Team of our project in Al-Qadisiyah(Al Diwaniyah) the outskirt of Nuffar site in December 2018. Photo: Hanaa Malallah

The party are immediately struck by the conspicuous remains of two ‘Dig Houses’ (Figures 1 and 2) still standing in relatively good condition amongst many amorphous mounds at the site. The two Dig Houses had been constructed on the site by the American archaeological expedition which started to excavate in Nuffar in 1889 (2). They not only attracted artistic responses and attention but raised many questions for Malallah and Jawdet beyond those of traditional archaeology intent on revealing the truths of the past; here was an opportunity for an encounter where their own desires and experiences as ‘insiders’ might be made possible. Here is an opportunity to ask questions of this past – in the present; to re-own and take back this history from the colonisers, to transcend time and cultures by negotiating one’s own place within it to create new stories.


These two houses now formed the basis of their research at this site inspiring the production of video works, photographs, illustrated images, and this research paper in order to share their responses. The construction of these Dig Houses on this ancient site now raises the immediate question us of how ‘’… archaeology and politics are often interconnected in Iraq, especially in relation to foreign intervention or interference. Ultimately, the demolition of much of Iraqi archaeological heritage was emblematic of the ruinous and violent politics of recent Iraqi history’’ (Bernhardsson, 2005, p3). Our encounter with these two Dig Houses now raises the problematic question of how they came to denote an ownership of the ancient sites by those western archaeologists. This paper seeks to address not only the ongoing battle for ownership of these sites but how these houses come to exemplify the impact of past (and more recent) colonial intrusions into the identity of the inhabitants of this region. Who owns this history and how have such colonial occupations and plunderings impacted the country, or the people who actually live here?

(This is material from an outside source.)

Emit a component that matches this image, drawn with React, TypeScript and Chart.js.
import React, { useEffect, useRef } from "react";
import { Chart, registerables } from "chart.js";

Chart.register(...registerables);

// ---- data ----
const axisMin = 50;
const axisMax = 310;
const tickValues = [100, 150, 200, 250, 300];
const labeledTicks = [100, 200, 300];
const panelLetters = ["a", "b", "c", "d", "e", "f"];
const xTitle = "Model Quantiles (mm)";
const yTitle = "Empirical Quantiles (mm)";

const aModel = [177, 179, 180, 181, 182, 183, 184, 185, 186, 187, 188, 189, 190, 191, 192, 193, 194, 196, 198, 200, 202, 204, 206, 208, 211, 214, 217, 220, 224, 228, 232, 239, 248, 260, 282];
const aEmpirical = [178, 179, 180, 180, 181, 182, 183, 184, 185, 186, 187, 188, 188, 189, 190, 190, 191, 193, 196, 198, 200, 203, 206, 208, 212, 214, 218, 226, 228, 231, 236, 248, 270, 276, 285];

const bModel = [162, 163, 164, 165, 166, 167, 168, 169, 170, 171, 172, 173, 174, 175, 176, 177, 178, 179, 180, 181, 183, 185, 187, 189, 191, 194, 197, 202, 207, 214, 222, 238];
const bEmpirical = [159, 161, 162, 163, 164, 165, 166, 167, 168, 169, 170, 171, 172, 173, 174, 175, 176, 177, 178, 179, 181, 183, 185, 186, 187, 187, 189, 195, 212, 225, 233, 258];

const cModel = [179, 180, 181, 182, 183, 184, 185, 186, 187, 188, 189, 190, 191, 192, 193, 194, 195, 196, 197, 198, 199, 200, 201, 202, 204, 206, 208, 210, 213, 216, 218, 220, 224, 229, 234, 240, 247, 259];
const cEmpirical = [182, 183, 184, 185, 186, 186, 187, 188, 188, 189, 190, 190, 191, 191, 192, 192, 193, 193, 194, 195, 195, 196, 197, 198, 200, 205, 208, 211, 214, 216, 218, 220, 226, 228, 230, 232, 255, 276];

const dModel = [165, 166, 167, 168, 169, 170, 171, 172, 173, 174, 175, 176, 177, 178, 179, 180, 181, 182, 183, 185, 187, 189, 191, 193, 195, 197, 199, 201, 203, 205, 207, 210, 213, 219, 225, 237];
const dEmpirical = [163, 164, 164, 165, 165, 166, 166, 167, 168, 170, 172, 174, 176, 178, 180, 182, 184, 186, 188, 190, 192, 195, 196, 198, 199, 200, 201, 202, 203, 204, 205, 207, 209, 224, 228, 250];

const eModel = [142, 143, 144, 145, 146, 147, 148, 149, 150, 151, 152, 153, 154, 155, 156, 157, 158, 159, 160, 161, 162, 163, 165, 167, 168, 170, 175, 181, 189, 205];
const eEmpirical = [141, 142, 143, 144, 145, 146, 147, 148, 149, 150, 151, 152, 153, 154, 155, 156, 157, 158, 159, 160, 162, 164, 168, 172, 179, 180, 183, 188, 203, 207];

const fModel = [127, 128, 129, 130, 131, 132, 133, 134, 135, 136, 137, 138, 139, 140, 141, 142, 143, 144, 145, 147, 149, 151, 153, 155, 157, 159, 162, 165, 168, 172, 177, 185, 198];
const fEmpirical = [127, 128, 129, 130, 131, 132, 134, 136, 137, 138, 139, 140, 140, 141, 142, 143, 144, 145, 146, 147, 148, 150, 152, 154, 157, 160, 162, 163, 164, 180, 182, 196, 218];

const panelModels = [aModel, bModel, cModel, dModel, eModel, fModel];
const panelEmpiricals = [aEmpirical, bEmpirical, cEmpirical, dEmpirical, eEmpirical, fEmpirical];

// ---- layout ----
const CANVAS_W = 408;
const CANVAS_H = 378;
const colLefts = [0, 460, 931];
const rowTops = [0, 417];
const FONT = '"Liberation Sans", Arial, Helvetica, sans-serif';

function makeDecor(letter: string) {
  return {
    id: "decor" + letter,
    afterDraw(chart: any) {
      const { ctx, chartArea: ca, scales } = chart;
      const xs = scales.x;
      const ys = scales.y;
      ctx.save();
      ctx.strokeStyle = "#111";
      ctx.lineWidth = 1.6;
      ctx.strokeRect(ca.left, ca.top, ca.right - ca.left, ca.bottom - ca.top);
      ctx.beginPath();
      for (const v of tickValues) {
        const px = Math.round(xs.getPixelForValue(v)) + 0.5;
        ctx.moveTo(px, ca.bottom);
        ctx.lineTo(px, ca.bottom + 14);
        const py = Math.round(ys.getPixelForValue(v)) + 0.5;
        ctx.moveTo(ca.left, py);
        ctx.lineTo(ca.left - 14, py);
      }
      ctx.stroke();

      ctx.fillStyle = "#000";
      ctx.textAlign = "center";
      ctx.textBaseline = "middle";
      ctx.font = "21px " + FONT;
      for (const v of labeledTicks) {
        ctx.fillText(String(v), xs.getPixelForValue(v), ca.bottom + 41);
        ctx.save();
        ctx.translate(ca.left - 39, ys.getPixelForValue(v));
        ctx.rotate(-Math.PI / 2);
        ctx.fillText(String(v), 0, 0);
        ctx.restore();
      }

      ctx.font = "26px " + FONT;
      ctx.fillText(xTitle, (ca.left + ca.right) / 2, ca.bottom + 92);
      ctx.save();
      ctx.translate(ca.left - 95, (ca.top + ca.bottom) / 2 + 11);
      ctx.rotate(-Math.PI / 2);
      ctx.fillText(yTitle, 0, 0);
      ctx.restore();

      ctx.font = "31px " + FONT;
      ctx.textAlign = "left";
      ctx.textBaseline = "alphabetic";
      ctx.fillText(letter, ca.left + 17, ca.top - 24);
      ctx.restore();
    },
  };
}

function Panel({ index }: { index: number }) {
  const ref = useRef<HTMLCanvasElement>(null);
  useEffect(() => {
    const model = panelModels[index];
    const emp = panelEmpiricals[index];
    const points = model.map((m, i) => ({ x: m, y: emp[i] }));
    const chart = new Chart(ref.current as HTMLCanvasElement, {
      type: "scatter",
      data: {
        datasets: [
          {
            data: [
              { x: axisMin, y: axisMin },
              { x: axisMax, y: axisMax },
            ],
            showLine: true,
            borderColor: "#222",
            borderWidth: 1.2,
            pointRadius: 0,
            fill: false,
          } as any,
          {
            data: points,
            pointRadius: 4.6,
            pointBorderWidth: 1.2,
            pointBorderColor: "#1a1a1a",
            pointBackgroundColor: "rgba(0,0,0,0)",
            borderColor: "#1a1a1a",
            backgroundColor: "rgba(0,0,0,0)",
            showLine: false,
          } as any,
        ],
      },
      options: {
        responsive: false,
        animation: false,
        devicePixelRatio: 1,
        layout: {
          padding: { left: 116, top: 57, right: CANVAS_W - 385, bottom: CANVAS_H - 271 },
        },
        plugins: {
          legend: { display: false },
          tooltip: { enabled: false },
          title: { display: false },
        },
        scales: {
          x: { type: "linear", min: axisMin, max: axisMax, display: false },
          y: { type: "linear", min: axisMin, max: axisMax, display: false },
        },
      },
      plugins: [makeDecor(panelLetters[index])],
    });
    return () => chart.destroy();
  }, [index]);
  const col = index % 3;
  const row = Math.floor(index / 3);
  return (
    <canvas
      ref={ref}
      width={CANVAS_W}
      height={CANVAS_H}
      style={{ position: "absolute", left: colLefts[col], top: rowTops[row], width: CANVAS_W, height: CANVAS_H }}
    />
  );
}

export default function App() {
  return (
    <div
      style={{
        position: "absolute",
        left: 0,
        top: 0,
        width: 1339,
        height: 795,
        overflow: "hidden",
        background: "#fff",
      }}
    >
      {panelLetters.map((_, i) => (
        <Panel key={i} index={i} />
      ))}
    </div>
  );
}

FIG 1 First Dig House, the structure built by USA archaeologists in 1890’s on the top of the original ancient Ziggurat of Nuffar. Photo: Hanaa Malallah, Dec 2018

FIG 2 Second Dig House, the USA archaeologists residential house, built 1964. Video still from ‘’Inside the USA Archaeological Room/ Power of Operation’’, Fatimah Jawdet, January 2019.

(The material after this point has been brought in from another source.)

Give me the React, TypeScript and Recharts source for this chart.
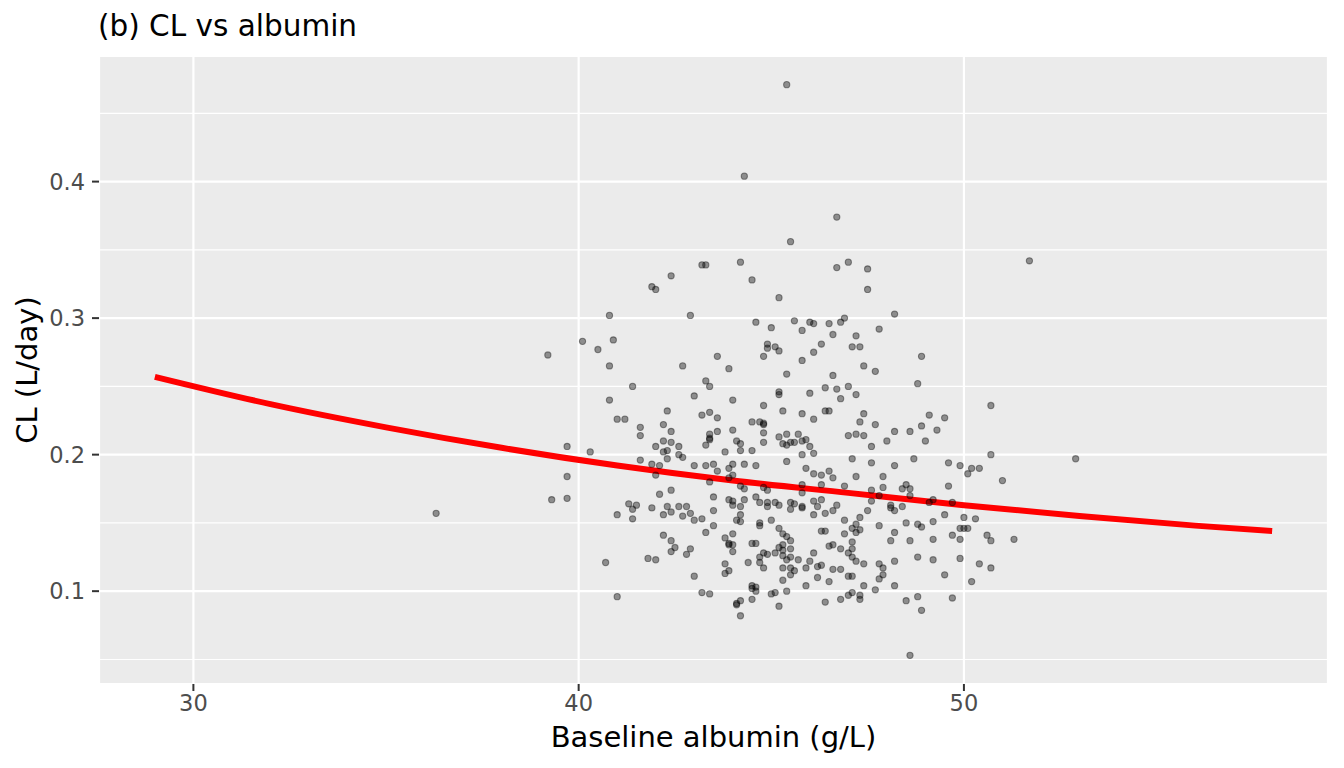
import React from "react";
import {
  ComposedChart,
  Scatter,
  Line,
  XAxis,
  YAxis,
  CartesianGrid,
} from "recharts";

const observed: [number, number][] = [
  [40.8, 0.302], [40.1, 0.283], [40.9, 0.284], [40.5, 0.277], [39.2, 0.273], [40.8, 0.265],
  [40.8, 0.24], [41.0, 0.226], [39.7, 0.206], [40.3, 0.202], [39.7, 0.184], [39.3, 0.167],
  [39.7, 0.168], [36.3, 0.157], [41.0, 0.156], [40.7, 0.121], [41.0, 0.096], [45.4, 0.471],
  [44.3, 0.404], [46.7, 0.374], [45.5, 0.356], [43.2, 0.339], [43.3, 0.339], [44.2, 0.341],
  [42.4, 0.331], [44.5, 0.328], [46.7, 0.337], [47.0, 0.341], [47.5, 0.336], [51.7, 0.342],
  [41.9, 0.323], [42.0, 0.321], [45.2, 0.315], [42.9, 0.302], [44.6, 0.297], [45.0, 0.293],
  [45.6, 0.298], [46.0, 0.297], [46.1, 0.296], [45.8, 0.291], [44.9, 0.281], [44.9, 0.278],
  [45.1, 0.279], [45.2, 0.276], [44.8, 0.272], [46.1, 0.275], [43.6, 0.272], [45.8, 0.269],
  [42.7, 0.265], [43.9, 0.263], [45.4, 0.259], [43.3, 0.254], [43.4, 0.25], [41.4, 0.25],
  [45.2, 0.246], [45.2, 0.244], [46.0, 0.245], [43.0, 0.243], [44.0, 0.24], [44.8, 0.236],
  [42.3, 0.232], [45.3, 0.232], [41.2, 0.226], [43.2, 0.229], [43.4, 0.231], [43.6, 0.227],
  [45.8, 0.23], [46.1, 0.226], [42.2, 0.222], [44.5, 0.224], [44.7, 0.224], [44.8, 0.223],
  [44.8, 0.222], [41.6, 0.22], [44.0, 0.218], [42.4, 0.217], [41.6, 0.214], [43.6, 0.217],
  [44.8, 0.216], [43.4, 0.215], [43.4, 0.212], [43.4, 0.211], [43.3, 0.207], [45.2, 0.213],
  [45.4, 0.215], [45.7, 0.215], [45.9, 0.211], [45.3, 0.208], [45.4, 0.207], [45.5, 0.209],
  [45.6, 0.209], [45.8, 0.21], [46.0, 0.206], [46.1, 0.201], [42.2, 0.21], [42.0, 0.206],
  [42.4, 0.209], [42.6, 0.206], [42.3, 0.203], [42.2, 0.202], [42.6, 0.2], [42.7, 0.198],
  [42.3, 0.197], [44.1, 0.21], [44.2, 0.208], [44.8, 0.209], [43.8, 0.202], [44.2, 0.203],
  [44.5, 0.203], [45.8, 0.2], [41.6, 0.196], [41.9, 0.193], [42.1, 0.192], [43.0, 0.192],
  [43.3, 0.192], [43.5, 0.193], [43.6, 0.188], [44.0, 0.193], [43.9, 0.19], [44.3, 0.193],
  [44.6, 0.192], [45.4, 0.195], [45.9, 0.19], [46.1, 0.186], [42.0, 0.185], [44.0, 0.185],
  [43.9, 0.183], [43.4, 0.18], [44.2, 0.177], [44.3, 0.175], [44.8, 0.176], [44.9, 0.174],
  [45.8, 0.178], [42.1, 0.171], [42.4, 0.174], [43.5, 0.169], [45.8, 0.172], [41.3, 0.164],
  [41.5, 0.163], [41.4, 0.16], [41.9, 0.161], [42.3, 0.162], [42.2, 0.156], [42.4, 0.158],
  [42.6, 0.162], [42.8, 0.162], [42.7, 0.155], [42.9, 0.157], [41.4, 0.153], [43.5, 0.159],
  [43.0, 0.152], [43.2, 0.153], [43.9, 0.167], [44.0, 0.166], [44.0, 0.163], [44.2, 0.162],
  [44.3, 0.167], [44.6, 0.169], [44.7, 0.165], [44.9, 0.165], [44.9, 0.162], [45.1, 0.165],
  [45.2, 0.163], [45.5, 0.165], [45.6, 0.164], [45.5, 0.16], [45.8, 0.162], [45.8, 0.161],
  [46.1, 0.166], [46.2, 0.162], [46.1, 0.156], [44.2, 0.156], [44.1, 0.152], [44.2, 0.151],
  [45.0, 0.152], [43.5, 0.148], [43.3, 0.143], [44.7, 0.15], [44.7, 0.148], [45.2, 0.146],
  [44.0, 0.142], [45.3, 0.142], [45.4, 0.14], [42.2, 0.141], [42.4, 0.137], [42.5, 0.132],
  [42.4, 0.129], [43.8, 0.139], [43.9, 0.134], [44.0, 0.134], [43.9, 0.135], [44.0, 0.129],
  [44.5, 0.135], [44.6, 0.135], [45.5, 0.137], [45.3, 0.134], [45.3, 0.13], [45.2, 0.132],
  [45.5, 0.131], [42.9, 0.131], [42.8, 0.127], [41.8, 0.124], [42.0, 0.123], [44.8, 0.128],
  [44.9, 0.127], [44.7, 0.125], [45.1, 0.128], [45.3, 0.126], [45.4, 0.123], [45.5, 0.125],
  [45.7, 0.123], [44.7, 0.121], [44.8, 0.117], [44.4, 0.121], [43.8, 0.12], [43.9, 0.115],
  [43.8, 0.113], [45.3, 0.117], [45.5, 0.117], [45.6, 0.115], [45.5, 0.112], [45.9, 0.117],
  [46.0, 0.122], [46.1, 0.128], [46.2, 0.118], [46.2, 0.11], [45.3, 0.108], [45.9, 0.104],
  [43.0, 0.111], [44.5, 0.104], [44.6, 0.103], [44.6, 0.1], [44.5, 0.102], [45.4, 0.1],
  [45.0, 0.098], [45.1, 0.099], [43.2, 0.099], [43.4, 0.098], [44.5, 0.094], [44.2, 0.093],
  [44.1, 0.09], [44.1, 0.091], [45.2, 0.089], [44.2, 0.082], [47.5, 0.321], [48.2, 0.303],
  [46.5, 0.296], [46.9, 0.3], [46.8, 0.297], [46.6, 0.288], [47.2, 0.287], [47.8, 0.292],
  [46.3, 0.281], [47.1, 0.279], [47.3, 0.279], [48.9, 0.272], [47.4, 0.265], [47.7, 0.261],
  [46.6, 0.258], [46.4, 0.249], [46.7, 0.248], [47.0, 0.25], [46.8, 0.241], [47.2, 0.244],
  [48.8, 0.252], [46.4, 0.232], [46.5, 0.232], [50.7, 0.236], [47.4, 0.23], [49.1, 0.229],
  [49.5, 0.227], [47.3, 0.224], [47.7, 0.222], [48.9, 0.221], [49.3, 0.218], [47.0, 0.214],
  [47.2, 0.215], [47.4, 0.214], [48.2, 0.217], [48.6, 0.217], [47.6, 0.206], [48.0, 0.21],
  [49.0, 0.21], [47.1, 0.197], [47.6, 0.194], [48.2, 0.192], [48.7, 0.197], [49.6, 0.194],
  [49.9, 0.192], [50.7, 0.2], [52.9, 0.197], [50.1, 0.186], [50.2, 0.19], [50.4, 0.19],
  [46.3, 0.185], [46.5, 0.188], [46.6, 0.183], [47.2, 0.184], [47.9, 0.184], [51.0, 0.181],
  [49.6, 0.177], [46.9, 0.177], [46.3, 0.178], [47.6, 0.174], [47.9, 0.176], [48.4, 0.175],
  [48.5, 0.178], [48.6, 0.175], [47.8, 0.17], [47.6, 0.166], [48.6, 0.17], [46.3, 0.167],
  [46.7, 0.163], [48.1, 0.163], [48.1, 0.161], [48.2, 0.159], [48.4, 0.162], [49.2, 0.167],
  [49.1, 0.165], [49.7, 0.165], [46.6, 0.159], [46.4, 0.157], [47.5, 0.159], [49.5, 0.156],
  [47.3, 0.154], [46.9, 0.152], [50.0, 0.154], [50.3, 0.153], [47.2, 0.149], [47.1, 0.146],
  [47.3, 0.145], [47.2, 0.143], [47.8, 0.148], [48.5, 0.15], [48.8, 0.149], [48.9, 0.147],
  [49.2, 0.151], [46.3, 0.144], [46.4, 0.144], [46.9, 0.142], [48.2, 0.143], [49.9, 0.146],
  [50.0, 0.146], [50.1, 0.146], [49.7, 0.141], [49.9, 0.138], [50.6, 0.141], [50.7, 0.137],
  [51.3, 0.138], [48.1, 0.137], [48.6, 0.137], [49.2, 0.138], [47.1, 0.136], [46.5, 0.133],
  [46.6, 0.134], [46.8, 0.131], [47.1, 0.131], [47.0, 0.128], [47.1, 0.125], [47.2, 0.122],
  [47.4, 0.12], [47.8, 0.12], [47.9, 0.117], [48.2, 0.122], [48.8, 0.125], [49.2, 0.123],
  [49.9, 0.124], [50.4, 0.12], [50.7, 0.117], [46.3, 0.119], [46.6, 0.116], [46.8, 0.116],
  [47.0, 0.111], [47.1, 0.111], [46.5, 0.107], [47.9, 0.112], [47.8, 0.109], [49.5, 0.112],
  [50.2, 0.107], [47.4, 0.104], [47.7, 0.101], [48.2, 0.104], [47.1, 0.099], [47.0, 0.097],
  [47.3, 0.097], [47.3, 0.094], [46.8, 0.094], [46.4, 0.092], [48.5, 0.093], [48.8, 0.096],
  [49.7, 0.095], [48.9, 0.086], [48.6, 0.053],
];

// fitted curve, read at a few albumin values
const fitAlbumin = [29, 32, 35, 38, 41, 44, 47, 50, 53, 56, 58];
const fitCl = [0.257, 0.237, 0.22, 0.205, 0.192, 0.181, 0.172, 0.163, 0.155, 0.148, 0.144];

const xTicks = [30, 40, 50];
const xMinor = [35, 45, 55];
const yTicks = [0.1, 0.2, 0.3, 0.4];
const yMinor = [0.05, 0.15, 0.25, 0.35, 0.45];

const X_DOMAIN: [number, number] = [27.55, 59.45];
const Y_DOMAIN: [number, number] = [0.032, 0.492];

const FONT = "'DejaVu Sans', sans-serif";

const pointData = observed.map(([albumin, cl]) => ({ albumin, cl }));
const fitData = fitAlbumin.map((albumin, i) => ({ albumin, cl: fitCl[i] }));

const Dot = (props: any) => (
  <circle
    cx={props.cx}
    cy={props.cy}
    r={3.1}
    fill="rgba(0,0,0,0.4)"
    stroke="rgba(0,0,0,0.4)"
    strokeWidth={1.1}
  />
);

const tickStyle = { fill: "#4D4D4D", fontSize: 22.5, fontFamily: FONT };

export default function App() {
  return (
    <div style={{ position: "relative", width: 1344, height: 768 }}>
      <style>{"body{margin:0;background:#fff}"}</style>
      <ComposedChart
        width={1344}
        height={768}
        margin={{ top: 56, right: 16, bottom: 0, left: 0 }}
      >
        <XAxis
          xAxisId="minor"
          type="number"
          domain={X_DOMAIN}
          ticks={xMinor}
          allowDataOverflow
          hide
        />
        <YAxis
          yAxisId="minor"
          type="number"
          domain={Y_DOMAIN}
          ticks={yMinor}
          allowDataOverflow
          hide
        />
        <XAxis
          xAxisId="major"
          type="number"
          dataKey="albumin"
          domain={X_DOMAIN}
          ticks={xTicks}
          allowDataOverflow
          height={84}
          axisLine={false}
          tickSize={7}
          tickMargin={4}
          tickLine={{ stroke: "#333333", strokeWidth: 2 }}
          tick={tickStyle}
        />
        <YAxis
          yAxisId="major"
          type="number"
          dataKey="cl"
          domain={Y_DOMAIN}
          ticks={yTicks}
          allowDataOverflow
          width={99}
          axisLine={false}
          tickSize={7}
          tickMargin={7}
          tickLine={{ stroke: "#333333", strokeWidth: 2 }}
          tick={tickStyle}
        />
        <CartesianGrid
          xAxisId="minor"
          yAxisId="minor"
          fill="#EBEBEB"
          fillOpacity={1}
          stroke="#FFFFFF"
          strokeWidth={1.1}
        />
        <CartesianGrid
          xAxisId="major"
          yAxisId="major"
          stroke="#FFFFFF"
          strokeWidth={2.2}
        />
        <Scatter
          xAxisId="major"
          yAxisId="major"
          data={pointData}
          dataKey="cl"
          shape={Dot}
          isAnimationActive={false}
        />
        <Line
          xAxisId="major"
          yAxisId="major"
          data={fitData}
          dataKey="cl"
          type="monotone"
          stroke="#FF0000"
          strokeWidth={6}
          dot={false}
          activeDot={false}
          isAnimationActive={false}
        />
      </ComposedChart>
      <svg
        width={1344}
        height={768}
        style={{ position: "absolute", left: 0, top: 0, pointerEvents: "none" }}
      >
        <text x={98} y={36} fontFamily={FONT} fontSize={29.5} fill="#000">
          (b) CL vs albumin
        </text>
        <text
          x={713.5}
          y={747}
          textAnchor="middle"
          fontFamily={FONT}
          fontSize={29}
          fill="#000"
        >
          Baseline albumin (g/L)
        </text>
        <text
          x={37}
          y={370}
          transform="rotate(-90 37 370)"
          textAnchor="middle"
          fontFamily={FONT}
          fontSize={29}
          fill="#000"
        >
          CL (L/day)
        </text>
      </svg>
    </div>
  );
}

FIG 3. Inside the second dig house. Video still from ‘’Inside the USA Archaeological Room/ Power of Operation’’, Fatimah Jawdet, January 2019.

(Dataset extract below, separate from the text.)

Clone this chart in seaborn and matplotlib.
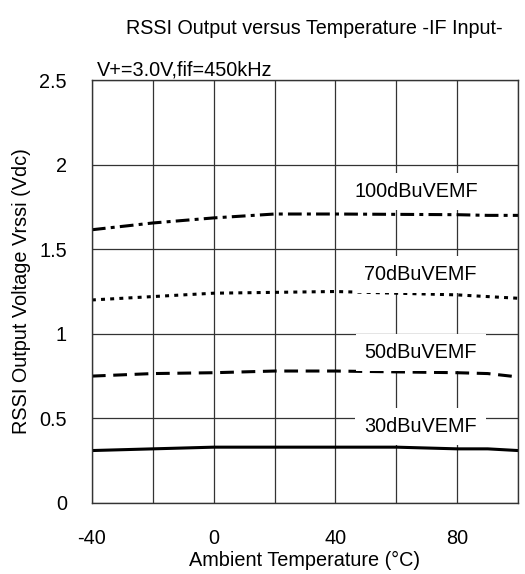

First Dig House (expedition house): investigation, documents, artwork and illustrated images..

The most conspicuous construction at the Nuffar site was the ancient ziggurat, grotesquely topped by the expedition house constructed in the 1890s (FIG 1) during the excavation seasons that included John Henry Haynes (b. 1849, d.1910) ‘’ the business manager and photographer for the University of Pennsylvania-affiliated dig at Nippur’’ (3). The original structure (FIG 4) was dedicated to the city god Enlil and is now grossly disfigured by the addition of the expedition house by US archaeologists (FIG 5). The image of the constructed ziggurat now denoting two distinct histories and two distinct nations.



FIG 4 Original Ziggurat of temple of Enlil. “Our ruins”, Hanaa Malallah, digital print, 2018.



FIG 5 The expedition house was built by American archaeologist between 1890-1900 on top of the ancient ziggurat. “The Room of The USA archaeologists at ancient Site of Nuffar”, Hanaa Malallah, digital print, 2018.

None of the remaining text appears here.